--- begin Dataset records ---

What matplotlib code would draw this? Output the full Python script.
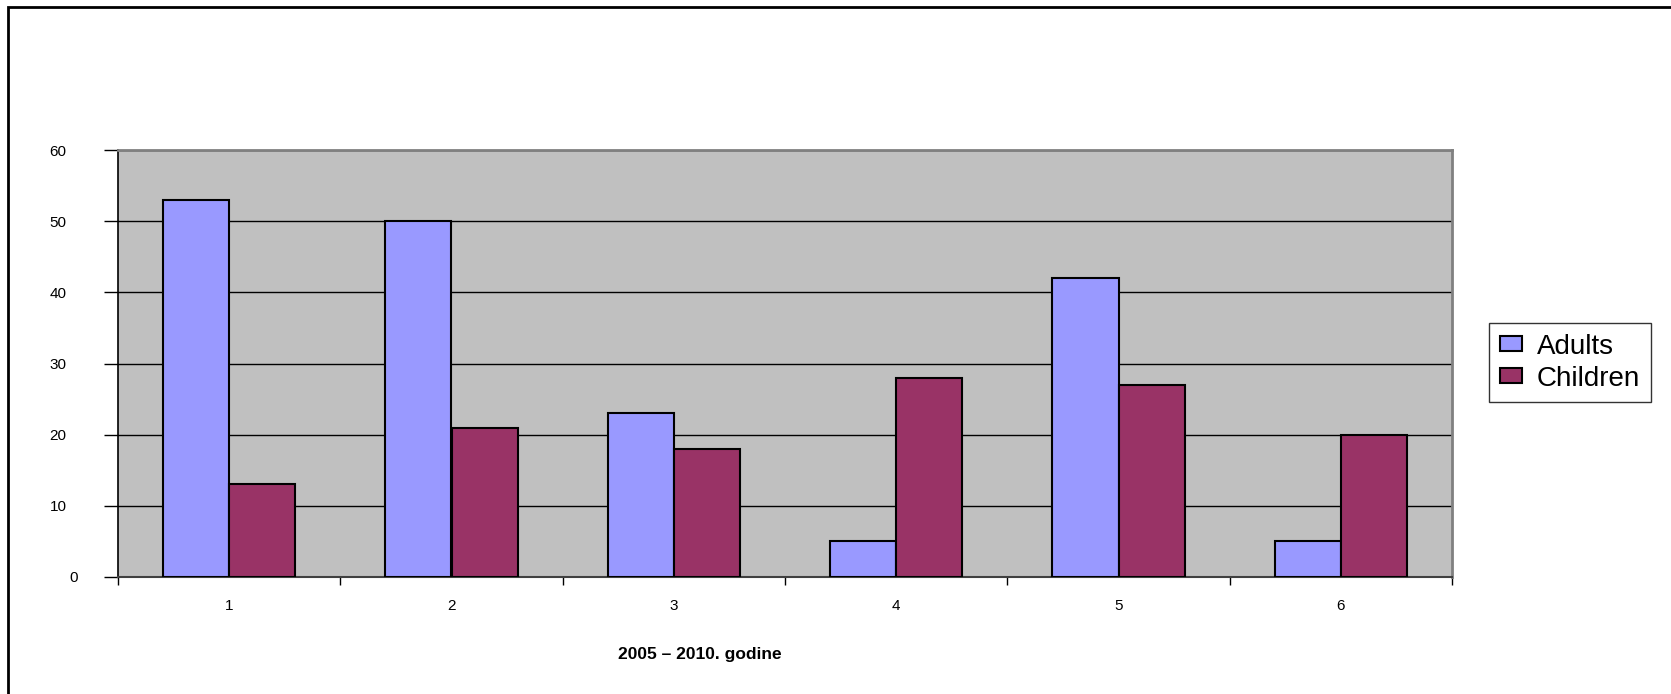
import numpy as np
import matplotlib.pyplot as plt
import matplotlib.transforms as mtransforms
from matplotlib.patches import Rectangle

plt.rcParams['font.family'] = ['Liberation Sans', 'DejaVu Sans']

categories = ['1', '2', '3', '4', '5', '6']
adults = [53, 50, 23, 5, 42, 5]
children = [13, 21, 18, 28, 27, 20]
yticks = [0, 10, 20, 30, 40, 50, 60]
xlabel = '2005 \u2013 2010. godine'

W, H = 1671, 694
fig = plt.figure(figsize=(W / 100, H / 100), dpi=100)
ax = fig.add_axes([118 / W, 1 - 577 / H, (1452 - 118) / W, (577 - 150) / H])
ax.set_facecolor('#C0C0C0')

x = np.arange(len(categories))
w = 0.297
ax.bar(x - w / 2, adults, w, color='#9999FF', edgecolor='black', linewidth=1.5,
       label='Adults', zorder=3)
ax.bar(x + w / 2, children, w, color='#993366', edgecolor='black', linewidth=1.5,
       label='Children', zorder=3)

ax.set_xlim(-0.5, len(categories) - 0.5)
ax.set_ylim(0, 60)
ax.set_yticks(yticks)
ax.yaxis.grid(True, color='black', linewidth=1, zorder=1)
ax.tick_params(axis='y', length=10, width=1, pad=27, labelsize=11)
# the single-digit "0" sits further right in the original
off0 = mtransforms.ScaledTranslation(11 / 100, 0, fig.dpi_scale_trans)
ylabs = ax.get_yticklabels()
ylabs[0].set_transform(ylabs[0].get_transform() + off0)

# ticks at category boundaries, labels at centres
ax.set_xticks(np.arange(-0.5, len(categories), 1.0))
ax.set_xticklabels([])
ax.set_xticks(x, minor=True)
ax.set_xticklabels(categories, minor=True)
ax.tick_params(axis='x', which='major', length=6, width=1)
ax.tick_params(axis='x', which='minor', length=0, pad=16, labelsize=11)

ax.spines['top'].set_color('#808080')
ax.spines['right'].set_color('#808080')
ax.spines['top'].set_linewidth(2)
ax.spines['right'].set_linewidth(2)
ax.spines['left'].set_color('black')
ax.spines['bottom'].set_color('#404040')
ax.spines['left'].set_linewidth(1.2)
ax.spines['bottom'].set_linewidth(1.5)

fig.text(618 / W, 1 - 654 / H, xlabel, ha='left', va='center',
         fontsize=12.5, fontweight='bold')

leg = fig.legend(loc='upper left', bbox_to_anchor=(1489 / W, 1 - 323 / H),
                 fontsize=20, frameon=True, fancybox=False, edgecolor='black',
                 handlelength=0.8, handleheight=0.47, handletextpad=0.55,
                 borderpad=0.38, labelspacing=0.22, borderaxespad=0)
leg.get_frame().set_linewidth(1)

# outer chart border (cut off at right and bottom)
fig.patches.append(Rectangle((8 / W, -0.1), 1.2, 1 - 7 / H + 0.1,
                             transform=fig.transFigure, fill=False,
                             edgecolor='black', linewidth=2))

fig.savefig('out.png', dpi=100)
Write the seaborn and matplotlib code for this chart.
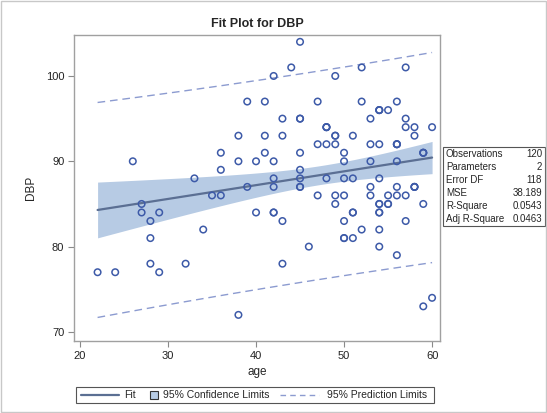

--- end Dataset records ---

| The request |
Up to and including the line containing "xlabel = '2005 \u2013 2010. godine'", quote each line of the entries above from the very first, please, exactly and without images.

| Result |
What matplotlib code would draw this? Output the full Python script.
import numpy as np
import matplotlib.pyplot as plt
import matplotlib.transforms as mtransforms
from matplotlib.patches import Rectangle

plt.rcParams['font.family'] = ['Liberation Sans', 'DejaVu Sans']

categories = ['1', '2', '3', '4', '5', '6']
adults = [53, 50, 23, 5, 42, 5]
children = [13, 21, 18, 28, 27, 20]
yticks = [0, 10, 20, 30, 40, 50, 60]
xlabel = '2005 \u2013 2010. godine'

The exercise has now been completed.